Réaction mitigée de mon petit groupe de théâtreux à la sortie du Quat'Sous hier soir après la représentation de La mort du boss d'Yvon DESCHAMPS. Si l'un d'entre nous a quitté à l'entracte, assez contrarié, les autres sont restés jusqu'à la fin; nous serions d'incorrigibles optimistes.
Une pièce insiste le programme : vraiment ? Par parenthèses, si l'on peut reconnaître à la spontanéité d'incontestables vertus, l'on pourrait reprocher au directeur artistique sa légèreté (« ce spectacle... Je ne prends pas le temps de réfléchir et j'accepte aussitôt »); ce n'est pas la première fois que l'on lui en tient rigueur : quelle peut, se demande-t-on in petto, être la fonction -- voire l'utilité -- d'un directeur artistique dont les choix s'effectuent sans aucune réflexion ? On trouvera bien dans ses brouillons nombre de projets à monter « sans réfléchir » : devrai-on, dès lors, le contacter ? Cela dit, n'étant pas des intimes de celui-ci, ni du milieu, l'on ne nourrira aucune illusion sur la possibilité de bénéficier de ce si spontané « patronnage » culturel...
Une pièce ? plutôt un collage de sketches anciens (un recyclage culturel, en quelque sorte) où l'on assiste au long soliloque d'un ouvrier niaiseux pris dans les rets d'une inexorable aliénation. Son enfance, son entrée à la shop et le drame d'une vie confinée à la misère, à l'absence d'amour, à la maladie et à la mort; seul, forcément seul, cruellement seul.
Or, d'entrée, le boss meurt; lequel « représente Dieu, c'est sa raison d'être ». Le personnage tente en vain de se faire une raison, mais, pour lui, cette mort est bien plus cruelle que celle de ses parents ou des sa femme. Il ne peut envisager ni pour lui-même, ni pour son fils (« le petit »), le moindre avenir : le monde est immuable, rien ne doit ni ne peut changer. La mort, d'ailleurs, est le seul personnage avec qui il lui semble possible de communiquer, et qui lui montre un peu de sympathie. Et pourtant, il trouve le moyen de rater son suicide. Rideau.

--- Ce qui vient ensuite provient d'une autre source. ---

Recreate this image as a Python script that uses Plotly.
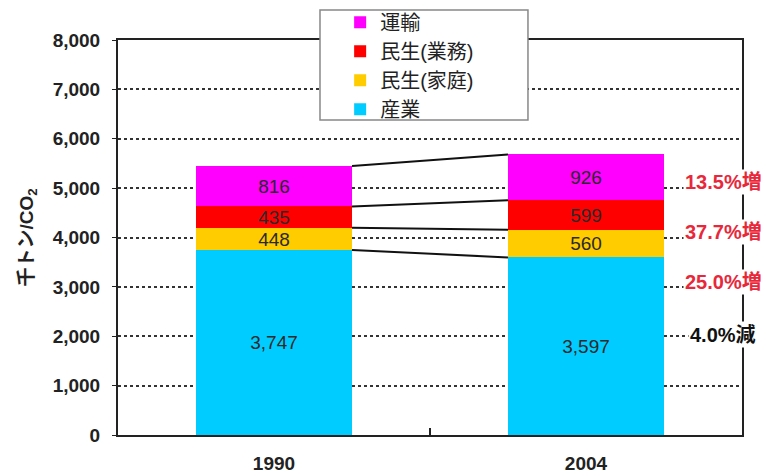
import plotly.graph_objects as go

# CO2 emissions by sector (thousand t-CO2)
years = ["1990", "2004"]
sectors = ["産業", "民生(家庭)", "民生(業務)", "運輸"]
industry = [3747, 3597]
household = [448, 560]
commercial = [435, 599]
transport = [816, 926]

series = [industry, household, commercial, transport]
colors = ["#00CCFF", "#FFCC00", "#FF0000", "#FF00FF"]

FONT = "Liberation Sans, Arial, Noto Sans CJK JP, sans-serif"
BAR_WIDTH = 0.5

fig = go.Figure()
for name, vals, col in zip(sectors, series, colors):
    fig.add_trace(go.Bar(
        x=years, y=vals, name=name,
        marker=dict(color=col, line=dict(width=0)),
        width=BAR_WIDTH,
        text=[f"{v:,}" for v in vals],
        textposition="inside", insidetextanchor="middle",
        textangle=0, constraintext="none",
        textfont=dict(family=FONT, size=19, color="#2a2a2a"),
    ))

# connector lines between stacked boundaries of the two bars
shapes = []
cum_a, cum_b = 0, 0
for vals in series:
    cum_a += vals[0]
    cum_b += vals[1]
    shapes.append(dict(
        type="line", xref="x", yref="y",
        x0=BAR_WIDTH / 2, x1=1 - BAR_WIDTH / 2, y0=cum_a, y1=cum_b,
        line=dict(color="#111", width=2), layer="above",
    ))

# legend frame
shapes.append(dict(
    type="rect", xref="paper", yref="paper",
    x0=0.3237, x1=0.657, y0=0.7975, y1=1.0759,
    fillcolor="white", line=dict(color="#888", width=1.5), layer="above",
))

# change-rate labels on the right side
label_y = [2045, 3097, 4109, 5121]
annotations = []
for vals, yy in zip(series, label_y):
    rate = (vals[1] / vals[0] - 1) * 100
    if rate >= 0:
        txt, col = f"{rate:.1f}%増", "#E8283A"
    else:
        txt, col = f"{-rate:.1f}%減", "#111111"
    annotations.append(dict(
        xref="paper", yref="y", x=0.97, y=yy, text=txt, showarrow=False,
        xanchor="center", yanchor="middle", bgcolor="white",
        font=dict(family=FONT, size=20, color=col, weight="bold"),
    ))

fig.update_layout(
    width=766, height=476,
    margin=dict(l=118, r=24, t=40, b=41, autoexpand=False),
    paper_bgcolor="white", plot_bgcolor="white",
    barmode="stack", bargap=0,
    shapes=shapes, annotations=annotations,
    showlegend=True,
    legend=dict(
        x=0.356, y=1.094, xanchor="left", yanchor="top",
        traceorder="reversed", bgcolor="rgba(0,0,0,0)", borderwidth=0,
        font=dict(family=FONT, size=20, color="#222"),
        itemclick=False,
    ),
    font=dict(family=FONT, color="#222"),
)

fig.update_xaxes(
    type="category", tickson="boundaries", ticks="inside", ticklen=7,
    tickcolor="#222", tickwidth=2,
    showline=True, mirror=True, linecolor="#222", linewidth=2,
    showgrid=False,
    tickfont=dict(family=FONT, size=19, color="#222", weight="bold"),
    ticklabelstandoff=10,
)
fig.update_yaxes(
    range=[0, 8000], dtick=1000, tickformat=",",
    ticks="outside", ticklen=4, tickcolor="#222",
    showline=True, mirror=True, linecolor="#222", linewidth=2,
    showgrid=True, griddash="dot", gridcolor="#333", gridwidth=1.5,
    zeroline=False,
    tickfont=dict(family=FONT, size=19, color="#222", weight="bold"),
    ticklabelstandoff=8,
    title=dict(text="千トン/CO<sub>2</sub>", standoff=14,
               font=dict(family=FONT, size=19, color="#222", weight="bold")),
)

fig.write_html("out.html")
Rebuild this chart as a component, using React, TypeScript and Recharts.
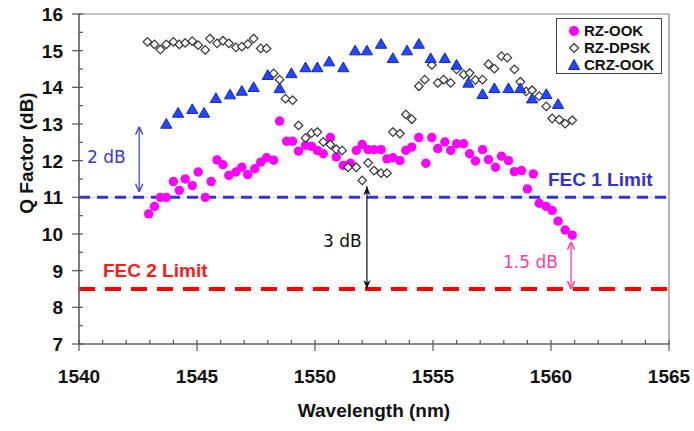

Le personnage, rappelons-le, a vu le jour à la fin des années soixante, dans le cadre d'un spectacle, l'Osstidsho, qui, avec Les belles-sœurs de TREMBLAY, aura vu l'irruption sur la scène de la génération qui allait, par la suite, recevoir le nom de baby-boomers. Représentait-il encore la réalité du monde ouvrier ? ou bien ne décrivait-il pas un personnage de la crise de 1929 et des années de la guerre -- DESCHAMPS ne cache pas son admiration pour le Ti-Coq de Gratien GÉLINAS --, bref un personnage d'avant la Révolution tranquille ? N'était-ce pas la vieille génération que l'on moquait ? On aimerait connaître l'avis d'historiens et sociologues sur ces questions. En tout cas, s'il ne semble pas encore archaïque aux gens de cette génération (la majorité du public hier soir), et qui ont, en leur temps, fait le succès des monologues de DESCHAMPS, il doit paraître tel à ceux des générations suivantes.
Quelle vision sinistre et pessimiste d'un certain monde, et désespérée. Et sans doute caricaturale, d'où une certaine gène dans le rire. Pas de révolution, ni tranquille, ni violente pour ce personnage, niaiseux au point d'être incapable de se suicider. N'est-il pas piquant, par ailleurs, qu'au moment où triomphe ce spectacle d'échec et de résignation, un monde d'aliénation et de domination tremble au Maghreb et dans le Golfe ?
Mais nous sommes, ici, gens de patience, étapistes comme ils disent. Et bien catholiques encore.
Ce qui ne laisse pas de m'inquiéter, et augure bien mal de notre avenir.